Types of Auto Loans
So, you’ve decided to buy that new car. Now you need to decide — how am I going to pay for this? The answer? It’s time to get an auto loan. But with so many choices, how do you decide? Let’s take some time to go through the options.
1) Manufacturer/Dealer Loan
If you’re buying a new vehicle, the chances are that the dealer will steer you toward the manufacturer’s financing option. This isn’t always a bad thing — some manufacturers offer zero or near-zero interest loans for new borrowers. Do your homework before buying, and you may end up with a nearly interest-free loan. Note: Be sure to read the fine print though — sometimes the low-interest rate is only an INTRODUCTORY rate, or some fees apply.
2) Bank Loan
If the manufacturer or dealer offer isn’t appealing, consider your bank. Almost all banks extend auto loans, and they come with a variety of terms. Similar to the manufacturer loans, your credit score will determine what rate you receive. You can also shop around. See what other lenders are offering. If it’s a better deal, show it to your bank. They might be willing to match it.
3) Credit Union
If you are a credit union member, you may be in a position to land the best possible loan. Credit unions are member-owned and not-for-profit. As a result, they tend to offer lower rates to their members and more generous terms as well. The national average auto loan rate is roughly 4.5% APR. At credit unions, expect an average rate closer to 3.25% APR. That sort of savings adds up. If the purchase price of the vehicle is $25,000 and the loan term was three years, the credit union rate of 3.25% would result in approximately $500 in savings over the life of the loan. In addition to the lower interest rate, credit unions tend to have lower fees.

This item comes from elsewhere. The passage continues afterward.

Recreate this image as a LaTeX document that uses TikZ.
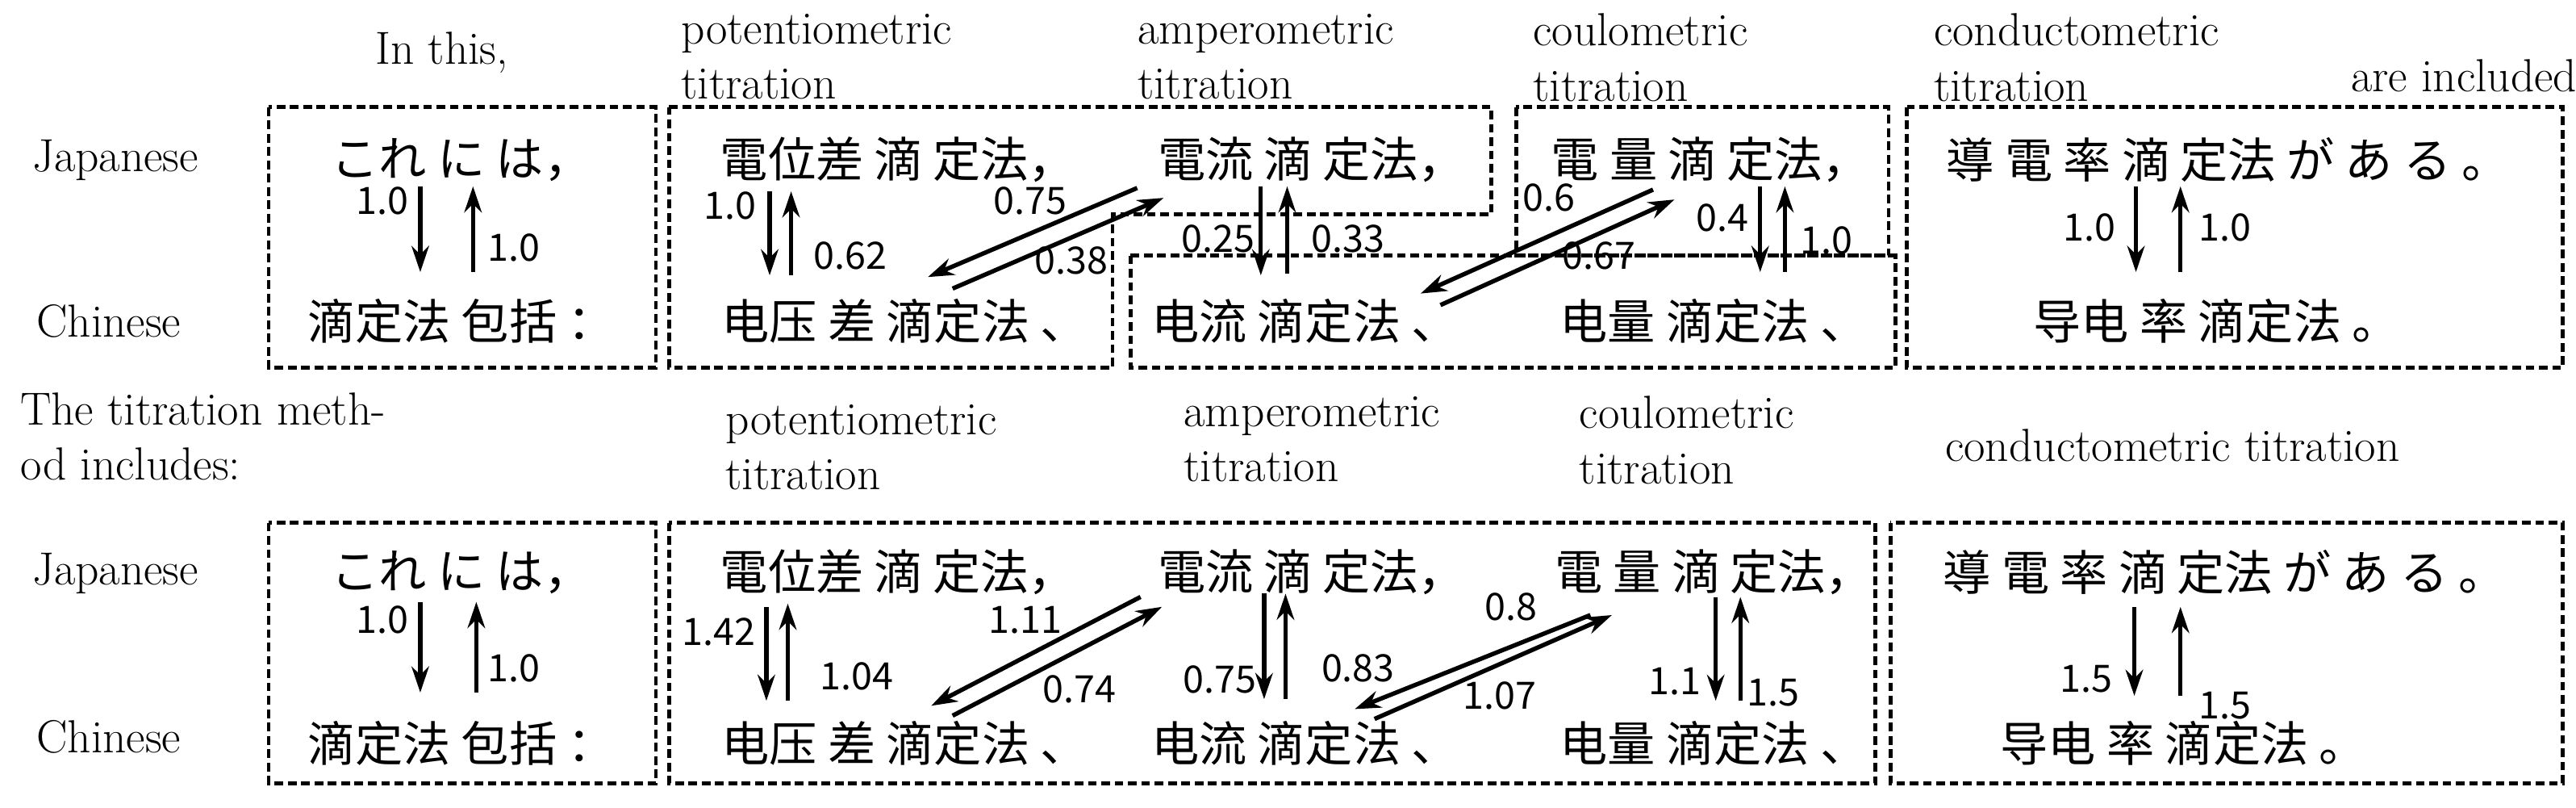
\documentclass[tikz,border=0pt]{standalone}
\usepackage{fontspec}
\newfontfamily\jpfont{Noto Sans CJK JP}
\newfontfamily\scfont{Noto Sans CJK SC}
\usetikzlibrary{arrows.meta}
\tikzset{
 lab/.style={font=\fontsize{16}{18}\selectfont, inner sep=0pt},
 en/.style={font=\fontsize{16}{19}\selectfont, inner sep=0pt, anchor=west, align=left},
 jpt/.style={font=\jpfont\fontsize{16.5}{19}\selectfont, inner sep=0pt},
 cnt/.style={font=\scfont\fontsize{16.5}{19}\selectfont, inner sep=0pt},
 num/.style={font=\jpfont\fontsize{13}{15}\selectfont, inner sep=0pt},
 box/.style={draw, line width=1.3pt, dash pattern=on 3pt off 1.6pt},
 arr/.style={line width=1.5pt, -{Stealth[length=9pt,width=6pt]}}
}
\begin{document}
\begin{tikzpicture}[x=0.02cm,y=-0.02cm]
\useasboundingbox (0,0) rectangle (1563,490);
% ===== top =====
\node[lab] (t0) at (268,32) {In this,};
\node[en, anchor=north west] (t1) at (413,8) {potentiometric\\titration};
\node[en, anchor=north west] (t2) at (690,8) {amperometric\\titration};
\node[en, anchor=north west] (t3) at (930,8) {coulometric\\titration};
\node[en, anchor=north west] (t4) at (1173,8) {conductometric\\titration};
\node[lab] (t5) at (1495,46) {are included};
\node[lab] (jA) at (70,97) {Japanese};
\node[lab] (cA) at (66,195) {Chinese};
\draw[box] (163,65) rectangle (398,223);
\draw[box] (406,65) -- (905,65) -- (905,130) -- (675,130) -- (675,223) -- (406,223) -- cycle;
\draw[box] (920,65) rectangle (1146,155);
\draw[box] (686,155) rectangle (1150,223);
\draw[box] (1157,65) rectangle (1555,223);
\node[jpt] (j1) at (280,97) {これ に は，};
\node[cnt] (c1) at (280,195) {滴定法 包括 ：};
\node[jpt] (j2) at (545,97) {電位差 滴 定法，};
\node[cnt] (c2) at (549,195) {电压 差 滴定法 、};
\node[jpt] (j3) at (796,97) {電流 滴 定法，};
\node[cnt] (c3) at (792,195) {电流 滴定法 、};
\node[jpt] (j4) at (1038,97) {電 量 滴 定法，};
\node[cnt] (c4) at (1040,195) {电量 滴定法 、};
\node[jpt] (j5) at (1352,97) {導 電 率 滴 定法 が あ る 。};
\node[cnt] (c5) at (1345,195) {导电 率 滴定法 。};
\draw[arr] (255,113) coordinate (a1) -- (255,165) coordinate (a2);
\draw[arr] (287,165) coordinate (a3) -- (287,113) coordinate (a4);
\node[num] at (232,122) {1.0};
\node[num] at (312,150) {1.0};
\draw[arr] (467,116) coordinate (b1) -- (467,167) coordinate (b2);
\draw[arr] (480,167) coordinate (b3) -- (480,116) coordinate (b4);
\node[num] at (443,125) {1.0};
\node[num] at (516,155) {0.62};
\draw[arr] (690,114) coordinate (b5) -- (563,168) coordinate (b6);
\draw[arr] (578,175) coordinate (b7) -- (706,120) coordinate (b8);
\node[num] at (625,122) {0.75};
\node[num] at (650,158) {0.38};
\draw[arr] (765,113) coordinate (d1) -- (765,167) coordinate (d2);
\draw[arr] (781,166) coordinate (d3) -- (781,113) coordinate (d4);
\node[num] at (739,145) {0.25};
\node[num] at (818,145) {0.33};
\draw[arr] (1003,115) coordinate (e1) -- (862,178) coordinate (e2);
\draw[arr] (874,185) coordinate (e3) -- (1016,121) coordinate (e4);
\node[num] at (940,120) {0.6};
\node[num] at (970,155) {0.67};
\draw[arr] (1068,113) coordinate (f1) -- (1068,165) coordinate (f2);
\draw[arr] (1083,165) coordinate (f3) -- (1083,113) coordinate (f4);
\node[num] at (1045,132) {0.4};
\node[num] at (1108,146) {1.0};
\draw[arr] (1296,113) coordinate (g1) -- (1296,165) coordinate (g2);
\draw[arr] (1323,165) coordinate (g3) -- (1323,113) coordinate (g4);
\node[num] at (1268,138) {1.0};
\node[num] at (1350,138) {1.0};
% ===== bottom =====
\node[en, anchor=north west] (u0) at (12,238) {The titration meth-\\od includes:};
\node[en, anchor=north west] (u1) at (440,245) {potentiometric\\titration};
\node[en, anchor=north west] (u2) at (718,240) {amperometric\\titration};
\node[en, anchor=north west] (u3) at (958,240) {coulometric\\titration};
\node[en] (u4) at (1180,270) {conductometric titration};
\node[lab] (jB) at (70,348) {Japanese};
\node[lab] (cB) at (66,447) {Chinese};
\draw[box] (163,317) rectangle (398,475);
\draw[box] (406,317) rectangle (1138,475);
\draw[box] (1147,317) rectangle (1555,475);
\node[jpt] (k1) at (280,347) {これ に は，};
\node[cnt] (m1) at (280,451) {滴定法 包括 ：};
\node[jpt] (k2) at (545,347) {電位差 滴 定法，};
\node[cnt] (m2) at (549,451) {电压 差 滴定法 、};
\node[jpt] (k3) at (796,347) {電流 滴 定法，};
\node[cnt] (m3) at (792,451) {电流 滴定法 、};
\node[jpt] (k4) at (1040,347) {電 量 滴 定法，};
\node[cnt] (m4) at (1040,451) {电量 滴定法 、};
\node[jpt] (k5) at (1350,347) {導 電 率 滴 定法 が あ る 。};
\node[cnt] (m5) at (1325,451) {导电 率 滴定法 。};
\draw[arr] (255,365) coordinate (p1) -- (255,420) coordinate (p2);
\draw[arr] (289,420) coordinate (p3) -- (289,365) coordinate (p4);
\node[num] at (232,376) {1.0};
\node[num] at (312,405) {1.0};
\draw[arr] (465,368) coordinate (q1) -- (465,425) coordinate (q2);
\draw[arr] (478,425) coordinate (q3) -- (478,366) coordinate (q4);
\node[num] at (436,383) {1.42};
\node[num] at (520,410) {1.04};
\draw[arr] (692,362) coordinate (q5) -- (565,428) coordinate (q6);
\draw[arr] (578,434) coordinate (q7) -- (705,368) coordinate (q8);
\node[num] at (622,376) {1.11};
\node[num] at (655,418) {0.74};
\draw[arr] (767,360) coordinate (r1) -- (767,424) coordinate (r2);
\draw[arr] (780,424) coordinate (r3) -- (780,360) coordinate (r4);
\node[num] at (740,412) {0.75};
\node[num] at (824,405) {0.83};
\draw[arr] (965,373) coordinate (s1) -- (822,430) coordinate (s2);
\draw[arr] (834,436) coordinate (s3) -- (978,373) coordinate (s4);
\node[num] at (917,368) {0.8};
\node[num] at (910,422) {1.07};
\draw[arr] (1041,362) coordinate (v1) -- (1041,425) coordinate (v2);
\draw[arr] (1056,425) coordinate (v3) -- (1056,362) coordinate (v4);
\node[num] at (1016,413) {1.1};
\node[num] at (1076,420) {1.5};
\draw[arr] (1295,368) coordinate (w1) -- (1295,422) coordinate (w2);
\draw[arr] (1323,422) coordinate (w3) -- (1323,368) coordinate (w4);
\node[num] at (1266,412) {1.5};
\node[num] at (1350,428) {1.5};
\end{tikzpicture}
\end{document}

Let’s say you decide on the credit union option, but you’re not a member. Bear in mind, with more than 5,600 federally insured credit unions in the United States; you have options. Start by researching local institutions that are accepting new applicants. Often, credit unions accept new members based on their employment.
Have you worked in a hospital? There are credit unions focused on healthcare workers. Have you worked in a local, state, or federal government? There are credit unions catered to government workers. Are you a teacher? There are credit unions for educators. Did you serve in the military? Many credit unions assist the veteran community. Often, they allow family members to join too.
Once you join a credit union and open an account, their auto loans are available. Frequently, setting up a direct deposit to fund your account and an automatic draft for your monthly payment will save you even more money on your loan. Speak with a loan representative to get all the details.
After you’ve decided on a loan option, it’s time to drive off in that new car!